Trying to Deal With an Outdated Postal Service


I read a recent opinion piece in the The Washington Post about the U.S. Postal Service and the fact that no one can seem to figure out what to do to either make it a viable entity or replace it entirely.

A few interesting numbers in that story:

  • USPS’s 574,000 employees trails only Wal-Mart among civilian employers
  • Its more than 215,000 vehicles (the world’s largest fleet) travel 1.25 billion miles and use nearly 400 million gallons of fuel a year
  • Total mail volume of 213 billion in 2006 dropped to 171 billion in 2010, with stamped mail declining 47% in the last decade

Beyond the numbers is the more troubling stance of the American Postal Workers Union, which would prefer to close its eyes rather than face reality:

On its Web site, the American Postal Workers Union disputes  the notion that “hard-copy mail is destined to be replaced by electronic messages.” Mail volume was down, it says, because its principal component — advertising — had fallen in the recession. “As the nation and the world emerge from economic stagnation, hard-copy mail volume will expand,” it asserts.

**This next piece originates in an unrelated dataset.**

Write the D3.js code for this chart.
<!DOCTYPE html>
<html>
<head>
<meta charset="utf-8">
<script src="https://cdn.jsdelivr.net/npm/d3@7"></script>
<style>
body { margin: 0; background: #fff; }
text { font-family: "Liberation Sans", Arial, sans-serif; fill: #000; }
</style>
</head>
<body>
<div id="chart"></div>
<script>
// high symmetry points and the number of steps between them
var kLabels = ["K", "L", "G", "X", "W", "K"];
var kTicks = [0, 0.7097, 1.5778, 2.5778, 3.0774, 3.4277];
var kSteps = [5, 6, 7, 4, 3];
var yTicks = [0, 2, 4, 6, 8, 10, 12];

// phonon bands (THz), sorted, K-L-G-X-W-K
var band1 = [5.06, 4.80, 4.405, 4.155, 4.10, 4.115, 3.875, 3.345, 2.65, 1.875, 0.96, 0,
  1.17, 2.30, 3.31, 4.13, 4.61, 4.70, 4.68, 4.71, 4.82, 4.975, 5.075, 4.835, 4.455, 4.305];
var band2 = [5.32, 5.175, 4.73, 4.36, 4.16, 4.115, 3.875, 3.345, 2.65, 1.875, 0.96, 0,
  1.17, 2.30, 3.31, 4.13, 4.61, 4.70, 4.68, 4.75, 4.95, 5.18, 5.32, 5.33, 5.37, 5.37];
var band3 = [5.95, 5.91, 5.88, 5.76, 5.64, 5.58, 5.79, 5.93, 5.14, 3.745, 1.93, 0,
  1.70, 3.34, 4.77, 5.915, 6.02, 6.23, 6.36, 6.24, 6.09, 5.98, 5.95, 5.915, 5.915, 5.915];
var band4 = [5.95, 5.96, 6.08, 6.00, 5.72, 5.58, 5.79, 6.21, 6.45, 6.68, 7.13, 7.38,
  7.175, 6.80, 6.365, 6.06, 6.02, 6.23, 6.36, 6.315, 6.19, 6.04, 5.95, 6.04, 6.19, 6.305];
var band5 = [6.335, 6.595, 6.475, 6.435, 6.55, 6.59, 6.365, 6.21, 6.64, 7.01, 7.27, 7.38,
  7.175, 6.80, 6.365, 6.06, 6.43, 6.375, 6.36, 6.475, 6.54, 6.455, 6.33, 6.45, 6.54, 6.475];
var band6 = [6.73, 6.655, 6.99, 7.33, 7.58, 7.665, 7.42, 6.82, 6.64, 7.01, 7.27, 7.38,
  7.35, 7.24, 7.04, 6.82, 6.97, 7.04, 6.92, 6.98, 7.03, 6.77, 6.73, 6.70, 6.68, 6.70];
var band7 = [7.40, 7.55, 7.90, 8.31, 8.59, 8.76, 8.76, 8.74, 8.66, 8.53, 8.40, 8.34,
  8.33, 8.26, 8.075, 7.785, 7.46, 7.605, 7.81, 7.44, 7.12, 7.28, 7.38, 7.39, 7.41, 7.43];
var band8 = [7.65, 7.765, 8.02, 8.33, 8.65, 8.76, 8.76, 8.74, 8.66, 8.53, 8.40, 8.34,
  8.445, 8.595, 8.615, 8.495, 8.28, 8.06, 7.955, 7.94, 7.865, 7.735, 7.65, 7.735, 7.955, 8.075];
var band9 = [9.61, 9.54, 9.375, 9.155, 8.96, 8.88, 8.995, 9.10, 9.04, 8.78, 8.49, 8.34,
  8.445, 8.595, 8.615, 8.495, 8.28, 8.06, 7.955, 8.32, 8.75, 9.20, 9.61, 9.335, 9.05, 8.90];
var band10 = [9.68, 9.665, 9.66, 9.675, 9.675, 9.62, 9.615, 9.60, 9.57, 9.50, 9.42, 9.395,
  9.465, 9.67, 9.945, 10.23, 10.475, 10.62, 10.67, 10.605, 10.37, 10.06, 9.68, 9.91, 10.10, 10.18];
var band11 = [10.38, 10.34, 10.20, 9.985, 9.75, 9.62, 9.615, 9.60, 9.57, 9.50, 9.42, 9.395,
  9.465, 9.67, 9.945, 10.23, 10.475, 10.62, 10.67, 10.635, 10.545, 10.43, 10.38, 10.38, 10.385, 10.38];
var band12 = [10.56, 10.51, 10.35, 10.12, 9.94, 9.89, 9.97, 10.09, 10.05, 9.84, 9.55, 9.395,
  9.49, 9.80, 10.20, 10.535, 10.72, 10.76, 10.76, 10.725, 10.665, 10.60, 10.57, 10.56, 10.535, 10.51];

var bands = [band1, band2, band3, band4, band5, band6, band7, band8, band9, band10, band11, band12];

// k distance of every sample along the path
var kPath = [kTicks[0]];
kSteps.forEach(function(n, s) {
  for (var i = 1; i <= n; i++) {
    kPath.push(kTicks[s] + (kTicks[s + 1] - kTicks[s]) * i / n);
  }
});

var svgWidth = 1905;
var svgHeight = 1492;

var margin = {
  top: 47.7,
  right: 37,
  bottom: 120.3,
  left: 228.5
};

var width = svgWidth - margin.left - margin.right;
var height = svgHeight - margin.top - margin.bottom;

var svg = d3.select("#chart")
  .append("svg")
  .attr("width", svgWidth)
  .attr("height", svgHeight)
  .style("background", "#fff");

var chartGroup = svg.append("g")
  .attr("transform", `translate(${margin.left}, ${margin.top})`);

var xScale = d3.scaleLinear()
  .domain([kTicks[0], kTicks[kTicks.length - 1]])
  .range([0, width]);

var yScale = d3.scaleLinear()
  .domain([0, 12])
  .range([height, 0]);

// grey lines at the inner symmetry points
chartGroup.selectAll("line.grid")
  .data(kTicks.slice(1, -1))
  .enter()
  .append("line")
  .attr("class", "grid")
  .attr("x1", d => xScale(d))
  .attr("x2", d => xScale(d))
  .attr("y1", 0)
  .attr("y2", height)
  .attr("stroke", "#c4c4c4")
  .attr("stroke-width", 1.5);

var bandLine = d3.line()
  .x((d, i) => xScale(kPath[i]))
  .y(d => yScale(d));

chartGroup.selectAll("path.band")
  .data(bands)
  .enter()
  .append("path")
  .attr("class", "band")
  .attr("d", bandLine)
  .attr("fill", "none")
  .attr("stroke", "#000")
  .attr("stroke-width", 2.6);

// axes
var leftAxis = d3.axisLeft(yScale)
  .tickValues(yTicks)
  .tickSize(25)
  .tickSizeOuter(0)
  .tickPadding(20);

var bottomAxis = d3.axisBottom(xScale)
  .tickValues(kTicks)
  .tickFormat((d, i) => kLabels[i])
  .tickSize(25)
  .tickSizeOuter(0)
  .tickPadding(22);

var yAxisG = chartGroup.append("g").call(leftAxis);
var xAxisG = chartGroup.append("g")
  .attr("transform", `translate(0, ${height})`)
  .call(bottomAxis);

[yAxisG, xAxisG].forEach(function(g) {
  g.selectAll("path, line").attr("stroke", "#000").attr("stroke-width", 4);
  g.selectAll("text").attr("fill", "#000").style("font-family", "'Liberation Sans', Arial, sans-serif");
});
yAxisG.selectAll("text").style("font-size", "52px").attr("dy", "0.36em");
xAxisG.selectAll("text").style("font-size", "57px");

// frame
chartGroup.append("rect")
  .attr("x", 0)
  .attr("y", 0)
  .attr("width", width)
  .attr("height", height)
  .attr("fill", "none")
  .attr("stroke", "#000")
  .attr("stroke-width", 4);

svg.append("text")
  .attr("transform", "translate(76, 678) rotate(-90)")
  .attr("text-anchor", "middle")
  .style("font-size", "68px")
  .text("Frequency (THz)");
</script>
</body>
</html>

But that, of course, ignores the rise of the Internet, and its ever-growing use for checking bills or sending payments — with no need for that army of 500,000.

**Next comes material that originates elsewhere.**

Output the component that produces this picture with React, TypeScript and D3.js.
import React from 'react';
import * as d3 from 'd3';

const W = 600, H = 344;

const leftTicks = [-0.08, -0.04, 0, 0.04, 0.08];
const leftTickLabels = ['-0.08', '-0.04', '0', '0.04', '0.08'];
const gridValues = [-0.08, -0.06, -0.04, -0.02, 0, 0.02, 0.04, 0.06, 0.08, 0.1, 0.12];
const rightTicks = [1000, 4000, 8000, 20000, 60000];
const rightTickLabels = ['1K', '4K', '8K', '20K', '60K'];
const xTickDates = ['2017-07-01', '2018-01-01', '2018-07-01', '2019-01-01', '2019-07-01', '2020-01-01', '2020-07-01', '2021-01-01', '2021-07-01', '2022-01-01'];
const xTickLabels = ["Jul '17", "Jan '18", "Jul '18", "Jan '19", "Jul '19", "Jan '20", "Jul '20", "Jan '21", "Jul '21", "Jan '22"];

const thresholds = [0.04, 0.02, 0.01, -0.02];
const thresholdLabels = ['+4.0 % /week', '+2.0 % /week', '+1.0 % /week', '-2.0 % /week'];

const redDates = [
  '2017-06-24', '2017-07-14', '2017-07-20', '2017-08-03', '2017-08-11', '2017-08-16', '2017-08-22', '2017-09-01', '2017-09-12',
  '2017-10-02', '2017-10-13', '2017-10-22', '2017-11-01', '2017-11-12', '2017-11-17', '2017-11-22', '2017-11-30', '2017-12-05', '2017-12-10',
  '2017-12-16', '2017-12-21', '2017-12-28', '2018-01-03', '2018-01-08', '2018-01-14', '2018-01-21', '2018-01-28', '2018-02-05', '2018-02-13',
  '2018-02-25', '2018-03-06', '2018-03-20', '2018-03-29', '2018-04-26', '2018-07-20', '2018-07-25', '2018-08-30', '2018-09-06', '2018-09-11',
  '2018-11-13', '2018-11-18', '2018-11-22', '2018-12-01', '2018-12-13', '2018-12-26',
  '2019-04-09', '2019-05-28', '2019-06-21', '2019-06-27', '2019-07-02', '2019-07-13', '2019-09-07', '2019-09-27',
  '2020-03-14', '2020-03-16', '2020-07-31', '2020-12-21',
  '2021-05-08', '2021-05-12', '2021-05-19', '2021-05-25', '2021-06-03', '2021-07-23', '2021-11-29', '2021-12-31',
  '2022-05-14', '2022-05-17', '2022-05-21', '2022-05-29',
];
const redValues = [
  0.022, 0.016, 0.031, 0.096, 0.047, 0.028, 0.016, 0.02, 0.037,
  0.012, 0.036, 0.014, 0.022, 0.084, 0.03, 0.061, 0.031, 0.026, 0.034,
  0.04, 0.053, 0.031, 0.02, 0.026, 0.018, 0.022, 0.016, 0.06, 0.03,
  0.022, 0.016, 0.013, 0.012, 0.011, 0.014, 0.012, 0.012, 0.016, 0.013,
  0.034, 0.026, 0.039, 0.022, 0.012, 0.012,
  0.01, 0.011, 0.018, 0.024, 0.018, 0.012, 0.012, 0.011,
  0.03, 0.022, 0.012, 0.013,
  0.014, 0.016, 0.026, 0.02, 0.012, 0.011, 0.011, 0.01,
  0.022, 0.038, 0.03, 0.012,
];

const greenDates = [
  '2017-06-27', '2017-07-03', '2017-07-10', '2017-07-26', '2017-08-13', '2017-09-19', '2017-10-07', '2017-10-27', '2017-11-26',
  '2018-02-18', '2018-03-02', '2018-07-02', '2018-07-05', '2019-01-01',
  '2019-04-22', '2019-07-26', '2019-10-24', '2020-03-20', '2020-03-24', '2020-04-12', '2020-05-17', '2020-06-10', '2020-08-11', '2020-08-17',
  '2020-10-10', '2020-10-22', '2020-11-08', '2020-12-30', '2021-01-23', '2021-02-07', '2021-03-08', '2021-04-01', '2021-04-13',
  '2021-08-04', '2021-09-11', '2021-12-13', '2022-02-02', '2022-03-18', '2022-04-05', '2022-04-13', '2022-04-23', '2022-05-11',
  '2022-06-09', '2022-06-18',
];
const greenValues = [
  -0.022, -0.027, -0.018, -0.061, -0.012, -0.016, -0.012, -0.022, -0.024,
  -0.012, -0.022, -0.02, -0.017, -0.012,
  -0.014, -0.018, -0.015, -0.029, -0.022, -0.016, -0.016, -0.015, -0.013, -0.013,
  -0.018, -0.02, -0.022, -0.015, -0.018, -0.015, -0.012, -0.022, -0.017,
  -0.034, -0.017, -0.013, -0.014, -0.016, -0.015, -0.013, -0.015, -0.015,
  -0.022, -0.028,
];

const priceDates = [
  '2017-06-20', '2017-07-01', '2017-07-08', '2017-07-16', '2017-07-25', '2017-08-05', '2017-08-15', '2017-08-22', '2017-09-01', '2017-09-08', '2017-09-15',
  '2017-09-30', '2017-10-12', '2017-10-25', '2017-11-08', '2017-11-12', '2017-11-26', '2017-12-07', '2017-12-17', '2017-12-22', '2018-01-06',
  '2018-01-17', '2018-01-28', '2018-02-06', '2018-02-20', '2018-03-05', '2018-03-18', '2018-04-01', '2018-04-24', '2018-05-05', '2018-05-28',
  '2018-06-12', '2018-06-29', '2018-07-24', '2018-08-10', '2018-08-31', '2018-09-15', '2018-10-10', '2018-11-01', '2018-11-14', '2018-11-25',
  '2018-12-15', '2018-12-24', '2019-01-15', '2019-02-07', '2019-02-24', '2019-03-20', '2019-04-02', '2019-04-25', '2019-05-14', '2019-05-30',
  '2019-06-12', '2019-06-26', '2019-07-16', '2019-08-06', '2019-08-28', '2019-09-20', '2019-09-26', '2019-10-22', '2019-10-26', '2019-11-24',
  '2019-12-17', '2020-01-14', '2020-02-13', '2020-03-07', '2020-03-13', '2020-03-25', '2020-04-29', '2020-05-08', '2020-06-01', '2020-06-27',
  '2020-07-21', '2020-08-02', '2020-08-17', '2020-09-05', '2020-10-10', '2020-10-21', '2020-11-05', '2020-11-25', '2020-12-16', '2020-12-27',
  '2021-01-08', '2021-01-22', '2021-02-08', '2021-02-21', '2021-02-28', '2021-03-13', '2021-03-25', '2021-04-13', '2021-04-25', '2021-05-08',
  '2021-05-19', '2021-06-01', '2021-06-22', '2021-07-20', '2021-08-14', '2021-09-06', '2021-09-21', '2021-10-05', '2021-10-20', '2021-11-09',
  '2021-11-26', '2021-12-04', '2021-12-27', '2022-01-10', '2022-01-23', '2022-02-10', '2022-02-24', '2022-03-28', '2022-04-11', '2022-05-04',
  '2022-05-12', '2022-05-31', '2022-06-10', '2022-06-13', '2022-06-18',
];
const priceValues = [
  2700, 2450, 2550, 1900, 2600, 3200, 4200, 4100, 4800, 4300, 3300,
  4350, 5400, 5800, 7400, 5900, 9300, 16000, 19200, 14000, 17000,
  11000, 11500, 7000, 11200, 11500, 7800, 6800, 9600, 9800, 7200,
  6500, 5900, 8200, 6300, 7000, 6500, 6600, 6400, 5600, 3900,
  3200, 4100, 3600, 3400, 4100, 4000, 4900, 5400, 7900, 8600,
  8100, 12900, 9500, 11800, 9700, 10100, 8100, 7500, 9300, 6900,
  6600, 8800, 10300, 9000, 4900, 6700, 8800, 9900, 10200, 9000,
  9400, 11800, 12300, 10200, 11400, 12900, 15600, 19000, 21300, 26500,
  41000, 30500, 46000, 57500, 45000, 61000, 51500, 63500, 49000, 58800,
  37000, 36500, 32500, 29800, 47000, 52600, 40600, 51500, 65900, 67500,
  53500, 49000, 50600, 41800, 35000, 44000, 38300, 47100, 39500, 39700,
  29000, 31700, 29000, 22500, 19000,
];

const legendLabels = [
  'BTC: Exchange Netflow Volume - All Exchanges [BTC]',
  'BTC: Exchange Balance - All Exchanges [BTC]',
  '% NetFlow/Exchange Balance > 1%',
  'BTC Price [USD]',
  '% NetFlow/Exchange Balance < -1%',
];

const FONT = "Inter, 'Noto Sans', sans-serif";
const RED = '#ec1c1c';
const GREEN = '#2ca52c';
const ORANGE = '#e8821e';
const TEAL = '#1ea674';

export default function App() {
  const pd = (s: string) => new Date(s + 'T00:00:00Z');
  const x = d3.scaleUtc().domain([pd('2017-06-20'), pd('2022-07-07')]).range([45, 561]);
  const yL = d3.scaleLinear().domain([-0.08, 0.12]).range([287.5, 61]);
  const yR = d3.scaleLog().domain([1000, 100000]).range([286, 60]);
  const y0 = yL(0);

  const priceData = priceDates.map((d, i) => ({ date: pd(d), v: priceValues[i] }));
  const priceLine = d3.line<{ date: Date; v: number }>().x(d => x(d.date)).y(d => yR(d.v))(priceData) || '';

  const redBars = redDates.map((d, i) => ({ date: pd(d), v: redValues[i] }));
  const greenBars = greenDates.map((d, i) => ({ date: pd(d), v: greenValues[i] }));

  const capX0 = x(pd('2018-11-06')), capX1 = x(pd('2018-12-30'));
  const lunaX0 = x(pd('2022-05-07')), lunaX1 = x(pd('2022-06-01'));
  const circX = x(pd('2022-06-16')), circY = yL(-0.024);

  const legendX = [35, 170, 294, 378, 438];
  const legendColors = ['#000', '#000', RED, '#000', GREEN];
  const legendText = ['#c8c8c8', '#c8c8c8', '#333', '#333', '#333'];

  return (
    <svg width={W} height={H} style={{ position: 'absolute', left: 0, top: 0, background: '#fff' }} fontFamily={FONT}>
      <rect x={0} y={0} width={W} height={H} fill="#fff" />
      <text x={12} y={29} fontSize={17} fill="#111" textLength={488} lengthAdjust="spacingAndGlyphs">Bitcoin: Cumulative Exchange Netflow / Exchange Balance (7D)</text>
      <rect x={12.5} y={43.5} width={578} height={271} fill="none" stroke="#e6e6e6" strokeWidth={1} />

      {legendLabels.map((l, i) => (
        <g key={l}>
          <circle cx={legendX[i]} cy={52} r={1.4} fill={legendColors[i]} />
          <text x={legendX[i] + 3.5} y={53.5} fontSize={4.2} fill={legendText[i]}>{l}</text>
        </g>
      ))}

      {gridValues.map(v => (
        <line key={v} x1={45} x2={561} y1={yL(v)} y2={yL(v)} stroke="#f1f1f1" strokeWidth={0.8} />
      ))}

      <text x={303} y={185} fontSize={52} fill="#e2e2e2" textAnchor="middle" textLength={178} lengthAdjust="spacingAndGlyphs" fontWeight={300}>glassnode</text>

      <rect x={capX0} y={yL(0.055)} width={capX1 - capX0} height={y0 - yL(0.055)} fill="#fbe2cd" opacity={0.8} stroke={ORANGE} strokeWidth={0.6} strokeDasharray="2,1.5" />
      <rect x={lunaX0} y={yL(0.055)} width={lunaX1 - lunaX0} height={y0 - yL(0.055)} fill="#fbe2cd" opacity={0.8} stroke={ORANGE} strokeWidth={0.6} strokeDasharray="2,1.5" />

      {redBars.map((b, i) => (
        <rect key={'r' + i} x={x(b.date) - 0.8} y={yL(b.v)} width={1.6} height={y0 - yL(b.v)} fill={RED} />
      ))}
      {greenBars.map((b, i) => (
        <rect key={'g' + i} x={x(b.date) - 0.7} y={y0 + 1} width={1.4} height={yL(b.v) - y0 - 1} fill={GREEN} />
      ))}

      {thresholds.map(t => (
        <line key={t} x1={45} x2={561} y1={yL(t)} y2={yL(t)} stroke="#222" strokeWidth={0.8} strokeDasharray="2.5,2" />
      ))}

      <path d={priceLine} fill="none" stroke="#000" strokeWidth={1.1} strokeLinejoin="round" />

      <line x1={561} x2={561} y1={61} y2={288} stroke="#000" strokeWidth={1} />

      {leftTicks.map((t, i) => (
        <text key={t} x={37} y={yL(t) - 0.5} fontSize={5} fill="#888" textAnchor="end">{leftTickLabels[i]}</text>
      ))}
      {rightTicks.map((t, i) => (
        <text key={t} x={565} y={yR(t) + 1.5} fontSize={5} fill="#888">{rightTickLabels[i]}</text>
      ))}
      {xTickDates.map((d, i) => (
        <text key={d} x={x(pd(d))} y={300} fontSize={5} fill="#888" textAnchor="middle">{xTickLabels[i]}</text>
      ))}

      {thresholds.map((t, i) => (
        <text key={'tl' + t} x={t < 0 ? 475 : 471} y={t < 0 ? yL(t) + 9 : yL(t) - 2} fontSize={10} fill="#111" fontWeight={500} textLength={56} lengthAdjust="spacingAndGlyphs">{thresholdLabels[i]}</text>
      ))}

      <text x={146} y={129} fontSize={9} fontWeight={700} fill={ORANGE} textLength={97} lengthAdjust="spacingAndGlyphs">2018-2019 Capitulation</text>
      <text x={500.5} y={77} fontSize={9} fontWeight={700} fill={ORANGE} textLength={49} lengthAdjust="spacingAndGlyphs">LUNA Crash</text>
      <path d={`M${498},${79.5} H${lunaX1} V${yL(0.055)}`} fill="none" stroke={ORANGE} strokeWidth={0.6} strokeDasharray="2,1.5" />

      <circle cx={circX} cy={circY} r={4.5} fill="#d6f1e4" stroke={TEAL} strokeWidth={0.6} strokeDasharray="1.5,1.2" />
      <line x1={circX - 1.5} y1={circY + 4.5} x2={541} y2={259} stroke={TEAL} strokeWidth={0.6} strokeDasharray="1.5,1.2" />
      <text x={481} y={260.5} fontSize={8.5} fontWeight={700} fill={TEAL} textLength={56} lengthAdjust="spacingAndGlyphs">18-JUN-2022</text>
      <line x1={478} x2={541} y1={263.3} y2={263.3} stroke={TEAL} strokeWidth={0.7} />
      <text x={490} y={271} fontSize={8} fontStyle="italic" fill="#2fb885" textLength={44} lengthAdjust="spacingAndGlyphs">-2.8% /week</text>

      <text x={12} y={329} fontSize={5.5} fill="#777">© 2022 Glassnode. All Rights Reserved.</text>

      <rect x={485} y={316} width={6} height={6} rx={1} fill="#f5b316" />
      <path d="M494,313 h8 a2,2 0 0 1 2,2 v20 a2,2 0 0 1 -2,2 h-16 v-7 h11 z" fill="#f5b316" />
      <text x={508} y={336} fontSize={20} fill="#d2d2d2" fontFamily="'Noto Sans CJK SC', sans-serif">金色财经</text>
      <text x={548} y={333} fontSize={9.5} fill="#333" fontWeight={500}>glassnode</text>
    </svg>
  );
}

The Internet can’t be used to tele-transport packages, of course, and our use of package delivery services, including the Postal Service’s, has grown with e-commerce. But the Postal Service is running large deficits, bumping up against the $15 billion limit it is permitted to borrow, and is on the brink of default unless Congress comes to the rescue.

Is this where the Postal Service wants to make its stand, as a package delivery service, one among several providers? Does anyone really care whether the Postal Service or U.P.S. drops the package at the doorstep?